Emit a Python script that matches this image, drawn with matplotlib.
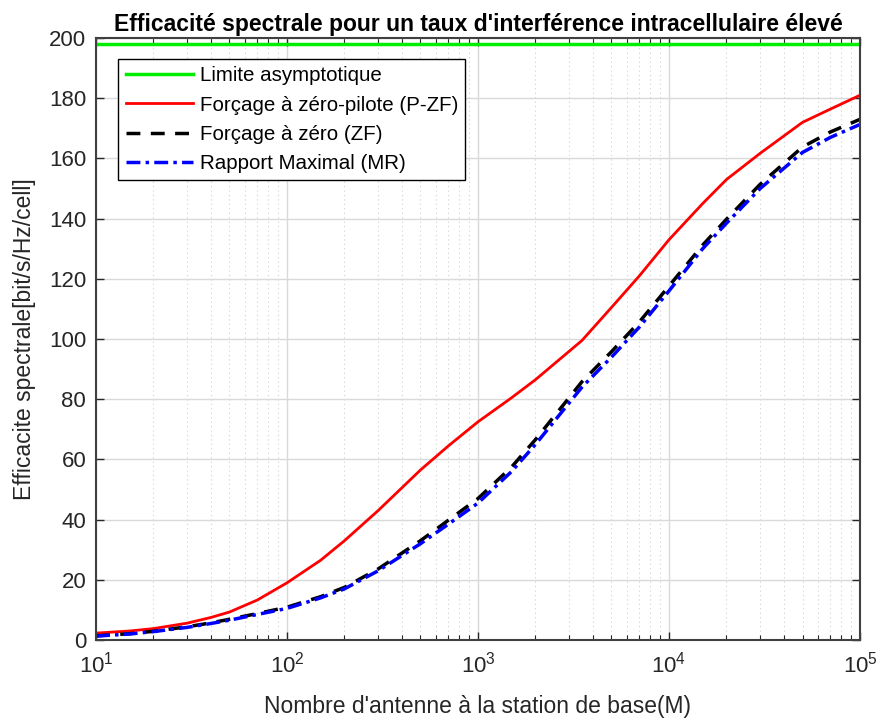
import numpy as np
import matplotlib
matplotlib.use("Agg")
import matplotlib.pyplot as plt
from matplotlib.ticker import LogLocator, LogFormatterMathtext, NullFormatter, MultipleLocator

plt.rcParams['font.family'] = ['Liberation Sans', 'DejaVu Sans']
plt.rcParams['mathtext.default'] = 'regular'

M = [10, 15, 20, 30, 40, 50, 70, 100, 150, 200, 300, 500, 700, 1000, 1500, 2000,
     3500, 5000, 7000, 10000, 15000, 20000, 30000, 50000, 70000, 100000]
limite = 198.0
pzf = [2.3, 3.0, 3.8, 5.6, 7.5, 9.3, 13.3, 19.0, 26.5, 33.0, 43.0, 56.5, 64.5, 72.5, 80.5, 86.5,
       99.5, 110.5, 121.0, 133.0, 145.0, 153.0, 161.7, 172.0, 176.4, 181.0]
zf = [1.4, 2.1, 2.9, 4.4, 5.7, 6.9, 8.8, 10.9, 14.4, 17.5, 23.6, 33.0, 39.8, 47.0, 57.5, 66.6,
      85.8, 95.8, 105.7, 117.6, 131.2, 139.8, 151.4, 163.8, 168.8, 173.0]
mr = [1.3, 2.0, 2.8, 4.2, 5.5, 6.6, 8.5, 10.5, 14.0, 17.0, 23.0, 32.0, 38.5, 45.5, 56.0, 65.0,
      84.0, 94.0, 104.0, 116.0, 130.0, 138.5, 150.0, 162.0, 167.0, 171.3]

title = "Efficacité spectrale pour un taux d'interférence intracellulaire élevé"
xlabel = "Nombre d'antenne à la station de base(M)"
ylabel = "Efficacite spectrale[bit/s/Hz/cell]"
labels = ["Limite asymptotique", "Forçage à zéro-pilote (P-ZF)", "Forçage à zéro (ZF)", "Rapport Maximal (MR)"]

fig = plt.figure(figsize=(8.78, 7.18), dpi=100)
ax = fig.add_axes([0.1093, 0.1086, 0.8702, 0.8384])

ax.plot([M[0], M[-1]], [limite, limite], color='#00ee00', lw=2.5, label=labels[0])
ax.plot(M, pzf, color='#ff0000', lw=2.0, label=labels[1])
ax.plot(M, zf, color='black', lw=2.5, ls=(0, (4, 3)), label=labels[2])
ax.plot(M, mr, color='#0000ff', lw=2.5, ls=(0, (4, 1.5, 1, 1.5)), label=labels[3])

ax.set_xscale('log')
ax.set_xlim(10, 1e5)
ax.set_ylim(0, 200)
ax.yaxis.set_major_locator(MultipleLocator(20))
ax.xaxis.set_major_locator(LogLocator(base=10, numticks=10))
ax.xaxis.set_minor_locator(LogLocator(base=10, subs=np.arange(2, 10), numticks=20))
ax.xaxis.set_major_formatter(LogFormatterMathtext())
ax.xaxis.set_minor_formatter(NullFormatter())

ax.grid(True, which='major', color='#d9d9d9', lw=1.0, ls='-')
ax.grid(True, which='minor', axis='x', color='#d0d0d0', lw=0.8, ls=(0, (1, 3)))
ax.set_axisbelow(True)

ax.tick_params(which='both', direction='in', top=True, right=True, colors='#262626', labelsize=16)
ax.tick_params(which='major', length=6, width=1)
ax.tick_params(axis='x', which='major', pad=8)
ax.tick_params(axis='y', which='major', pad=7)
ax.tick_params(which='minor', length=3.5, width=0.8)
for s in ax.spines.values():
    s.set_color('#404040')
    s.set_linewidth(1.5)

ax.set_title(title, fontsize=16.5, fontweight='bold', pad=5)
ax.set_xlabel(xlabel, fontsize=16.5, color='#262626', labelpad=13)
ax.set_ylabel(ylabel, fontsize=16.5, color='#262626', labelpad=9)

leg = ax.legend(loc='upper left', bbox_to_anchor=(0.016, 0.982), fontsize=14.8, frameon=True,
                fancybox=False, edgecolor='black', framealpha=1, handlelength=3.3,
                borderpad=0.35, labelspacing=0.5, handletextpad=0.3)
leg.get_frame().set_linewidth(1.0)

fig.savefig('out.png', dpi=100)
══════════════════════════════
**TO BE DONE**
Leave out all pictures, then copy the remaining material exactly.

**SOLUTION TO THE EXERCISE**
Emit a Python script that matches this image, drawn with matplotlib.
import numpy as np
import matplotlib
matplotlib.use("Agg")
import matplotlib.pyplot as plt
from matplotlib.ticker import LogLocator, LogFormatterMathtext, NullFormatter, MultipleLocator

plt.rcParams['font.family'] = ['Liberation Sans', 'DejaVu Sans']
plt.rcParams['mathtext.default'] = 'regular'

M = [10, 15, 20, 30, 40, 50, 70, 100, 150, 200, 300, 500, 700, 1000, 1500, 2000,
     3500, 5000, 7000, 10000, 15000, 20000, 30000, 50000, 70000, 100000]
limite = 198.0
pzf = [2.3, 3.0, 3.8, 5.6, 7.5, 9.3, 13.3, 19.0, 26.5, 33.0, 43.0, 56.5, 64.5, 72.5, 80.5, 86.5,
       99.5, 110.5, 121.0, 133.0, 145.0, 153.0, 161.7, 172.0, 176.4, 181.0]
zf = [1.4, 2.1, 2.9, 4.4, 5.7, 6.9, 8.8, 10.9, 14.4, 17.5, 23.6, 33.0, 39.8, 47.0, 57.5, 66.6,
      85.8, 95.8, 105.7, 117.6, 131.2, 139.8, 151.4, 163.8, 168.8, 173.0]
mr = [1.3, 2.0, 2.8, 4.2, 5.5, 6.6, 8.5, 10.5, 14.0, 17.0, 23.0, 32.0, 38.5, 45.5, 56.0, 65.0,
      84.0, 94.0, 104.0, 116.0, 130.0, 138.5, 150.0, 162.0, 167.0, 171.3]

title = "Efficacité spectrale pour un taux d'interférence intracellulaire élevé"
xlabel = "Nombre d'antenne à la station de base(M)"
ylabel = "Efficacite spectrale[bit/s/Hz/cell]"
labels = ["Limite asymptotique", "Forçage à zéro-pilote (P-ZF)", "Forçage à zéro (ZF)", "Rapport Maximal (MR)"]

fig = plt.figure(figsize=(8.78, 7.18), dpi=100)
ax = fig.add_axes([0.1093, 0.1086, 0.8702, 0.8384])

ax.plot([M[0], M[-1]], [limite, limite], color='#00ee00', lw=2.5, label=labels[0])
ax.plot(M, pzf, color='#ff0000', lw=2.0, label=labels[1])
ax.plot(M, zf, color='black', lw=2.5, ls=(0, (4, 3)), label=labels[2])
ax.plot(M, mr, color='#0000ff', lw=2.5, ls=(0, (4, 1.5, 1, 1.5)), label=labels[3])

ax.set_xscale('log')
ax.set_xlim(10, 1e5)
ax.set_ylim(0, 200)
ax.yaxis.set_major_locator(MultipleLocator(20))
ax.xaxis.set_major_locator(LogLocator(base=10, numticks=10))
ax.xaxis.set_minor_locator(LogLocator(base=10, subs=np.arange(2, 10), numticks=20))
ax.xaxis.set_major_formatter(LogFormatterMathtext())
ax.xaxis.set_minor_formatter(NullFormatter())

ax.grid(True, which='major', color='#d9d9d9', lw=1.0, ls='-')
ax.grid(True, which='minor', axis='x', color='#d0d0d0', lw=0.8, ls=(0, (1, 3)))
ax.set_axisbelow(True)

ax.tick_params(which='both', direction='in', top=True, right=True, colors='#262626', labelsize=16)
ax.tick_params(which='major', length=6, width=1)
ax.tick_params(axis='x', which='major', pad=8)
ax.tick_params(axis='y', which='major', pad=7)
ax.tick_params(which='minor', length=3.5, width=0.8)
for s in ax.spines.values():
    s.set_color('#404040')
    s.set_linewidth(1.5)

ax.set_title(title, fontsize=16.5, fontweight='bold', pad=5)
ax.set_xlabel(xlabel, fontsize=16.5, color='#262626', labelpad=13)
ax.set_ylabel(ylabel, fontsize=16.5, color='#262626', labelpad=9)

leg = ax.legend(loc='upper left', bbox_to_anchor=(0.016, 0.982), fontsize=14.8, frameon=True,
                fancybox=False, edgecolor='black', framealpha=1, handlelength=3.3,
                borderpad=0.35, labelspacing=0.5, handletextpad=0.3)
leg.get_frame().set_linewidth(1.0)

fig.savefig('out.png', dpi=100)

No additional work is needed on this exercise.